My rating: 2 of 5 stars
I read somewhere on here that "steampunk" epitomizes "genre" and I think that's cute. If so, this book may exemplify steampunk. Every paragraph clangs with heavy iron, slaps brown, oiled leather and cracked rubber, smells of coal dust and sulphur. I liked the description. By the way, I'm interested in the genre and was sensitive to how hard it must be to write "in character" like that: she does a good job. The cover too, does a good job of conveying the atmosphere. Like Jay Lake's Mainspring, Gilliam's movie Brazil (especially), and somehow, the movie Inception, (note so self: why is that?) we're taken into a world where everything's 10x overbuilt, where things get fixed with wrench as big as your forearm. The singular metaphor that defines this whole sort of thing is of course, "Locomotive," capitalized, because you should always capitalize that word. It's big, magical, ineluctable, hot and smelling of heavy grease. It's impossible NOT to focus on the imagery, even now when writing a book review, eh? But what about the book?
The book is faintly ridiculous, an adolescent cartoon. It'd make a great graphic novel except that it'll be hard to make the clothes sexy. As a book, there are shortcomings, unless you're fifteen and believe a boy and a mother's love can take on the mob, a natural disaster and a ravening herd of zombies. This short paragraph is actually my main criticism. I am bothered almost to the point of insulte by that childish premise. Maybe it's from reading too many of my daughter's gushing teen fantasies, I don't know.
Now, back to the camp!
What's with the zombies exactly? Thats sort of busts the genre bubble, though perhaps she works them in well enough; they do match the rest of the scenery in color, clanking and decrepitude I guess. Maybe it's just ME, because I never went for zombies in any setting. Let's face it, they're silly.

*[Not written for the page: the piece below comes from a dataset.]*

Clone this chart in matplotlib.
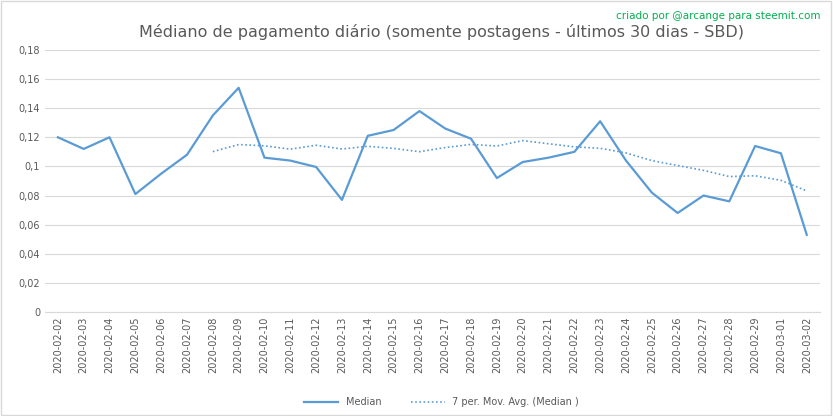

One more thing, the whole zeppelin thing is the posterchild for the need to set your reality distortion field to 11. They're steam powered, knock over masonry buildings with a rending tear of iron and fly away from it? Those are some tough "physics" for engineers to deal with. I've dealt with plenty of fantasy in my life, from warp drive to Will Smith's superhero "Hancock," (which was awesome) but I've never had quite the trouble suspending disbelief as I did during this book.